London Die größten Paralympics aller Zeiten

London · Sie hatten sich weit aus dem Fenster gelehnt, die Briten, kurz bevor die Paralympischen Spiele eröffnet wurden. Das größte Sportereignis für Menschen mit Behinderung wollten sie ausrichten. Dass sie den Teilnehmerrekord knacken würden, das stand schon fest, als sie die Aussagen tätigten. 4280 Athleten waren am Start, so viele wie noch nie seit 1960, als in Rom die ersten Paralympics ausgetragen wurden. Allerdings gibt es eine Größe, die selbst der beste Veranstalter im Vorfeld nie einzuschätzen weiß: Wie viele Zuschauer kommen? Mittlerweile ist die Antwort da: Es waren gigantisch viele. 2,7 Millionen Tickets sollten verkauft werden. Nun gehen diese Paralympics als die Spiele in die Sportgeschichte ein, die zum ersten Mal ausverkauft waren. Friedhelm Julius Beucher, Präsident des Deutschen Behindertensportverbandes (DBS) jubelt: "Die Erwartungen sind sogar übertroffen worden. Hier hat einfach alles gepasst. Die Londoner haben uns auf dem gesamten Weg das Gefühl gegeben, dass die Paralympics das zweite Olympia waren."

Nicht nur die Zahlen sind beeindruckend. In jedem Waggon der zahlreichen U-Bahnen, Railways, Züge und Straßenbahnen hängen Plakate, die auf die Paralympics hinweisen. Jeder Zweite im Zug hat die Spiele schon besucht, so scheint es.

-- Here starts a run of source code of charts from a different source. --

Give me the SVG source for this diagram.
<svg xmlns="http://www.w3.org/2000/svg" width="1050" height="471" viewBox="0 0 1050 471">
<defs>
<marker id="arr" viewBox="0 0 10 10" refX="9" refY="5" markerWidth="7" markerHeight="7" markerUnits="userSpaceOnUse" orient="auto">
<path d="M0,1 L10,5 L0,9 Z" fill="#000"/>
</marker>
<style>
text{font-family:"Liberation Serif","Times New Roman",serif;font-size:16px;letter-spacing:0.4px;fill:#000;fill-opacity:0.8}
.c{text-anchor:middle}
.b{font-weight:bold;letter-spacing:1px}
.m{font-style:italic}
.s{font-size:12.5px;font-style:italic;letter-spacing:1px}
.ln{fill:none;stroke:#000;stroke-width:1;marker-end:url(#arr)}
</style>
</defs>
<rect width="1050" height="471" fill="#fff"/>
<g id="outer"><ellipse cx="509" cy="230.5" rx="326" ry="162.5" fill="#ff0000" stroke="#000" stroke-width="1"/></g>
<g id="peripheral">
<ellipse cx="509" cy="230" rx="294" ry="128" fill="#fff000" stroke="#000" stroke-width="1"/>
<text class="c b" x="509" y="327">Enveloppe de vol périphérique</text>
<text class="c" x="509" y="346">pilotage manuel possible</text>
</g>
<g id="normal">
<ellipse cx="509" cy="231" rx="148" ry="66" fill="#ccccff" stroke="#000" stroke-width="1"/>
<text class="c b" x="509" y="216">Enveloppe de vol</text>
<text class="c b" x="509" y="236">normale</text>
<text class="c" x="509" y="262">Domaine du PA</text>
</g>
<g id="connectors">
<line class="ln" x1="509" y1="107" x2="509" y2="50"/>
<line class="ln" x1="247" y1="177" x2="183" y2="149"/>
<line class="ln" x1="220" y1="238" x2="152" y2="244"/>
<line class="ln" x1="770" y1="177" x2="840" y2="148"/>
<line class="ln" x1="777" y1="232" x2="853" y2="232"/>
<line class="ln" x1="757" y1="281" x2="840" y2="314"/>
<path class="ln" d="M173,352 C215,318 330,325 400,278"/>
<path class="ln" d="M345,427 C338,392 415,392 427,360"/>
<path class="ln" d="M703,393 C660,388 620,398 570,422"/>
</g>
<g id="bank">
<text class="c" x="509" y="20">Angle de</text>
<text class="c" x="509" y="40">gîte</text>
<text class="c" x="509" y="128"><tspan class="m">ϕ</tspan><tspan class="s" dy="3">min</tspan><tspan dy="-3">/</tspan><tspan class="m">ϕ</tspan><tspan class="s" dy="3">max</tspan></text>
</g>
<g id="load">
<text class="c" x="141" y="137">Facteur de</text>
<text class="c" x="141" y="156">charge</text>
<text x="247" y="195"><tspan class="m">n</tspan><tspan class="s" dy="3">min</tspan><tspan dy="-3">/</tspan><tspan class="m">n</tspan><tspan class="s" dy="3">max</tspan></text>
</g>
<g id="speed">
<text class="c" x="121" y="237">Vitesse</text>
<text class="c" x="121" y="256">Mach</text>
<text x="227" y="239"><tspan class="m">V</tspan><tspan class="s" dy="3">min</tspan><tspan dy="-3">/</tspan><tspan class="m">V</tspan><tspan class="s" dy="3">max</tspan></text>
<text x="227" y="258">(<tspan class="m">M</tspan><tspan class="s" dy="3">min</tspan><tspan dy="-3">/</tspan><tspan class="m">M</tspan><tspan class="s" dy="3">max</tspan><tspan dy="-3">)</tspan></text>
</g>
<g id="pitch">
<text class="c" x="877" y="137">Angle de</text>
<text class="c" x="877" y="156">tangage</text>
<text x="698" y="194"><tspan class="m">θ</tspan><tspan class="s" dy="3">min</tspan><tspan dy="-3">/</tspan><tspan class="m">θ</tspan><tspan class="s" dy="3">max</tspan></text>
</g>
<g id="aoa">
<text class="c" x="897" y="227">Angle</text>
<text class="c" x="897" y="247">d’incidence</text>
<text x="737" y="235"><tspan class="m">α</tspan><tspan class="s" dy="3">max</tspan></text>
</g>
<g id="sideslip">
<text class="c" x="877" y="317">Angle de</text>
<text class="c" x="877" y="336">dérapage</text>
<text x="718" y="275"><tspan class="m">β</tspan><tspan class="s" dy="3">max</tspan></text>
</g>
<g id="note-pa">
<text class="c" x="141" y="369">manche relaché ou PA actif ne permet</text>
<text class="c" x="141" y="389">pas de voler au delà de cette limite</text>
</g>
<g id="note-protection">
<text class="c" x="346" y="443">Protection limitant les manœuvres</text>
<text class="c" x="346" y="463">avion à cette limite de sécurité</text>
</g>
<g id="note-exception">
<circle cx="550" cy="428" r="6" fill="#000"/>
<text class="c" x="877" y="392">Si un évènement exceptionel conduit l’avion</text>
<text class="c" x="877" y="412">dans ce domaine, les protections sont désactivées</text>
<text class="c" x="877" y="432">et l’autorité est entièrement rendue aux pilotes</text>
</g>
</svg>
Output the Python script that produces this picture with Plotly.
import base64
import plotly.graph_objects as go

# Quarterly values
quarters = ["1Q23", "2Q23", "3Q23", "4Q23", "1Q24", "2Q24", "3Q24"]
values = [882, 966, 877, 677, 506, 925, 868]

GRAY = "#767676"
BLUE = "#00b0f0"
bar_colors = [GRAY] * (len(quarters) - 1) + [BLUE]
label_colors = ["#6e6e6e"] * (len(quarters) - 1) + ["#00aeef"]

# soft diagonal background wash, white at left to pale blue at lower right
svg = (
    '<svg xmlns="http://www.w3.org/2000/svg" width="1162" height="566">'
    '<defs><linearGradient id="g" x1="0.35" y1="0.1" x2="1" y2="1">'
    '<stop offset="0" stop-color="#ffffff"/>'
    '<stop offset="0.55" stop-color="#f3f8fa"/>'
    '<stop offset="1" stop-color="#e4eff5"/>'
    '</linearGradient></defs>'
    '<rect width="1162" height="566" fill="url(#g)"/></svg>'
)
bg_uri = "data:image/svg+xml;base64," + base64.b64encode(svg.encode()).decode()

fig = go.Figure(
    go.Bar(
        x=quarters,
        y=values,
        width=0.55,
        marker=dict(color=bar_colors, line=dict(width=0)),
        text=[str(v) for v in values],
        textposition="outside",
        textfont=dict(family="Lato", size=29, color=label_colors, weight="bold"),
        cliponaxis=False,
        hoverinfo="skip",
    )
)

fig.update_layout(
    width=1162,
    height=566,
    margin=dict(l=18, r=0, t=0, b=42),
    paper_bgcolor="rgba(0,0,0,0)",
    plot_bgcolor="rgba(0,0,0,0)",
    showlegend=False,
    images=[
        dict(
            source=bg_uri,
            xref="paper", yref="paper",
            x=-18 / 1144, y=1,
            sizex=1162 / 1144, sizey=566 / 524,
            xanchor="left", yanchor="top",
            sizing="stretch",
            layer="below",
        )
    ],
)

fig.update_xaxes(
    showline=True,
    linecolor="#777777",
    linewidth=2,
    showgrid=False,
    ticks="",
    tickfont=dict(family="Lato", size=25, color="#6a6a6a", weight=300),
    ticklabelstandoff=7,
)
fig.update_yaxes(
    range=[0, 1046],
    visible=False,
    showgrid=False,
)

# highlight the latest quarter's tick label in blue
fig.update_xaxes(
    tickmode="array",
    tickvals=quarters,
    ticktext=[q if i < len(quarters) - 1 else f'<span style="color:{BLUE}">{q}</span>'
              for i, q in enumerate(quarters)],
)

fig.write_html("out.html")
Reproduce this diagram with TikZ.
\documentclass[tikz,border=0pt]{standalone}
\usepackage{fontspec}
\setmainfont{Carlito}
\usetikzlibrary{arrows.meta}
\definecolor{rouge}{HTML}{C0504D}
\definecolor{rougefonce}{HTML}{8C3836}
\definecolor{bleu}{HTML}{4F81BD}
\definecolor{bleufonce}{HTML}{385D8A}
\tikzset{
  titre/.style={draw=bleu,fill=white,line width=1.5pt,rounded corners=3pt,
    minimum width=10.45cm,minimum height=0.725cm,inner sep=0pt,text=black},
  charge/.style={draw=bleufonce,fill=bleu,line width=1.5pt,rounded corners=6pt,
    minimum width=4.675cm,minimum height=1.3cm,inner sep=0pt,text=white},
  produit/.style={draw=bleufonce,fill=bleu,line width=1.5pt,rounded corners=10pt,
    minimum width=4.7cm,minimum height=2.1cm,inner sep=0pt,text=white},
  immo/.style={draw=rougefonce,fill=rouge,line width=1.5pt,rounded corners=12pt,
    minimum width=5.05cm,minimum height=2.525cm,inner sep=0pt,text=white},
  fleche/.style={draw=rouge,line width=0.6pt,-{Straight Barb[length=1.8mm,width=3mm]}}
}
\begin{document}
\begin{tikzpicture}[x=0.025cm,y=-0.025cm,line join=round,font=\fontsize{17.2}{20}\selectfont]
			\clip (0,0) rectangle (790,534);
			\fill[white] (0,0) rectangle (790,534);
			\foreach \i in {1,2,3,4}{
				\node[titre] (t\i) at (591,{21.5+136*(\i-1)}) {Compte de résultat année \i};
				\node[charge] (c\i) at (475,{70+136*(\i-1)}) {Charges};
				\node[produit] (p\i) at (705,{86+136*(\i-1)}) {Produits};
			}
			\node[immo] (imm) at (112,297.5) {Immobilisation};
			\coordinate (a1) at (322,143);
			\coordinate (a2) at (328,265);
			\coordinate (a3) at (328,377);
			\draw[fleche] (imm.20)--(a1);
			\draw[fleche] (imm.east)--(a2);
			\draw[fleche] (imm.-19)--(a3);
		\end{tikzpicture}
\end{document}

Zumindest hat er ein Andenken dabei. Meist sind es Pins zum Anstecken, viele haben T-Shirts mit der Aufschrift "Team GB". Erstaunlich viele Leute tragen lila-orangefarbene Hemden, die sie als Mitarbeiter der Paralympics ausweisen. Was besonders auffällig ist, ist die Hilfsbereitschaft. Vor allem, wenn sich der gewöhnliche Tourist mit den Tücken des Bahnnetzes herumschlägt: Je hilfloser er wirkt, desto mehr kommen zu Hilfe.

Auch die mediale Präsenz ist gewaltig. Der Brite Mickey Bushells, der Gold bei den Rollstuhlsprintern gewonnen hatte, zierte als "Mighty Mickey" die Titelseiten der hiesigen Zeitungen. Und ein TV-Sender berichtet quasi rund um die Uhr von den Paralympics, vom Frühstücksfernsehen bis hin zum Late Night Talk. Auch in Deutschland zeigen ARD und ZDF so viel wie nie zuvor. Zwar senden sie keine rund 400 Stunden von den Paralympics, aber die etwa 70 Stunden sind deutscher Rekord. Im Schnitt sehen in der ARD 0,92 Millionen Menschen zu (Marktanteil: 8,7 Prozent), das ZDF kommt auf einen Schnitt von 690 000 Zuschauern (8,8 Prozent).

Die Begeisterung rund um die Spiele spiegelte sich bei den Wettkämpfen und im Olympischen Park. Die Sportstätten waren voll, die Zuschauer gingen mit. "Das sind jetzt meine vierten Paralympics, und klar hat man vorher immer so seine Vorurteile gegenüber den Briten gehabt. Aber so ein faires Publikum wie hier habe ich noch nie erlebt", sagt der deutsche Gewichtheber Mario Hochberg, der aber auch kritisiert: "Der Olympische Gedanke zählt schon lange nicht mehr bei der Nominierung, sondern nur noch, wer die besten Ausichten auf eine Medaille hat."

Die Zuschauer honorierten Hochleistungssport mit allen Facetten. "ARD und ZDF haben uns jetzt die Möglichkeit gegeben, für unseren Sport zu werben. Jetzt aber sind wir am Zug. Wir müssen jetzt diejenigen sein, die durch gute Leistungen für Nachhaltigkeit sorgen", sagt Rollstuhltrainer Christoph Müller.